• Description of the task: All of the lines below are to be printed again exactly; images are excluded from the output.
((
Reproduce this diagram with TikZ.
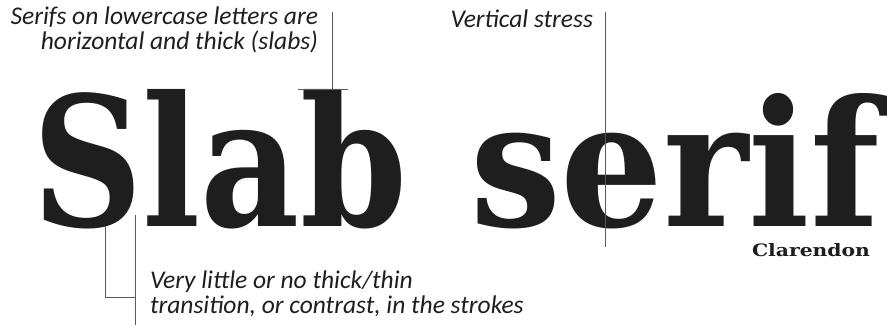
\documentclass[tikz,border=0pt]{standalone}
\usepackage{fontspec}
\usepackage{xcolor}
\usepackage{graphicx}
\setmainfont{Carlito}
\newfontfamily\slabfont{DejaVu Serif Condensed}
\definecolor{inkgray}{HTML}{1E1E1E}
\definecolor{leadgray}{HTML}{5A5A5A}

\begin{document}
\begin{tikzpicture}[x=1pt, y=-1pt, inner sep=0pt, outer sep=0pt]
  \useasboundingbox (0,0) rectangle (887,329);
  \tikzset{
    note/.style={font=\fontsize{25.5}{25}\selectfont\itshape, text=inkgray},
    lead/.style={draw=leadgray, line width=0.8pt}
  }

  % Schriftmuster
  \node[anchor=base west, text=inkgray] (slab) at (32,226)
    {\resizebox{375pt}{137pt}{\slabfont\bfseries Slab}};
  \node[anchor=base west, text=inkgray] (serif) at (470,226)
    {\resizebox{410pt}{133pt}{\slabfont\bfseries serif}};
  \node[anchor=base east, text=inkgray] (name) at (870,256)
    {\resizebox{118pt}{13pt}{\slabfont\bfseries Clarendon}};

  % Serifen oben
  \node[note, anchor=north east, align=right] (serifnote) at (318,7)
    {Serifs on lowercase letters are\\horizontal and thick (slabs)};
  \coordinate (serifTop) at (332,12);
  \coordinate (serifEnd) at (332,89);
  \coordinate (slabL) at (298,89);
  \coordinate (slabR) at (348,89);
  \draw[lead] (serifTop) -- (serifEnd);
  \draw[lead] (slabL) -- (slabR);

  % Achse
  \node[note, anchor=base east] (stressnote) at (593,28) {Vertical stress};
  \coordinate (stressTop) at (605,12);
  \coordinate (stressEnd) at (605,247);
  \draw[lead] (stressTop) -- (stressEnd);

  % Kontrast unten
  \node[note, anchor=north west, align=left] (contrastnote) at (150,271)
    {Very little or no thick/thin\\transition, or contrast, in the strokes};
  \coordinate (strokeA) at (105,226);
  \coordinate (bendA) at (105,297);
  \coordinate (bendB) at (135,297);
  \coordinate (strokeB) at (135,215);
  \coordinate (tailB) at (135,325);
  \draw[lead] (strokeA) -- (bendA) -- (bendB);
  \draw[lead] (strokeB) -- (tailB);
\end{tikzpicture}
\end{document}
))
• Correct answer:
Reproduce this diagram with TikZ.
\documentclass[tikz,border=0pt]{standalone}
\usepackage{fontspec}
\usepackage{xcolor}
\usepackage{graphicx}
\setmainfont{Carlito}
\newfontfamily\slabfont{DejaVu Serif Condensed}
\definecolor{inkgray}{HTML}{1E1E1E}
\definecolor{leadgray}{HTML}{5A5A5A}

\begin{document}
\begin{tikzpicture}[x=1pt, y=-1pt, inner sep=0pt, outer sep=0pt]
  \useasboundingbox (0,0) rectangle (887,329);
  \tikzset{
    note/.style={font=\fontsize{25.5}{25}\selectfont\itshape, text=inkgray},
    lead/.style={draw=leadgray, line width=0.8pt}
  }

  % Schriftmuster
  \node[anchor=base west, text=inkgray] (slab) at (32,226)
    {\resizebox{375pt}{137pt}{\slabfont\bfseries Slab}};
  \node[anchor=base west, text=inkgray] (serif) at (470,226)
    {\resizebox{410pt}{133pt}{\slabfont\bfseries serif}};
  \node[anchor=base east, text=inkgray] (name) at (870,256)
    {\resizebox{118pt}{13pt}{\slabfont\bfseries Clarendon}};

  % Serifen oben
  \node[note, anchor=north east, align=right] (serifnote) at (318,7)
    {Serifs on lowercase letters are\\horizontal and thick (slabs)};
  \coordinate (serifTop) at (332,12);
  \coordinate (serifEnd) at (332,89);
  \coordinate (slabL) at (298,89);
  \coordinate (slabR) at (348,89);
  \draw[lead] (serifTop) -- (serifEnd);
  \draw[lead] (slabL) -- (slabR);

  % Achse
  \node[note, anchor=base east] (stressnote) at (593,28) {Vertical stress};
  \coordinate (stressTop) at (605,12);
  \coordinate (stressEnd) at (605,247);
  \draw[lead] (stressTop) -- (stressEnd);

  % Kontrast unten
  \node[note, anchor=north west, align=left] (contrastnote) at (150,271)
    {Very little or no thick/thin\\transition, or contrast, in the strokes};
  \coordinate (strokeA) at (105,226);
  \coordinate (bendA) at (105,297);
  \coordinate (bendB) at (135,297);
  \coordinate (strokeB) at (135,215);
  \coordinate (tailB) at (135,325);
  \draw[lead] (strokeA) -- (bendA) -- (bendB);
  \draw[lead] (strokeB) -- (tailB);
\end{tikzpicture}
\end{document}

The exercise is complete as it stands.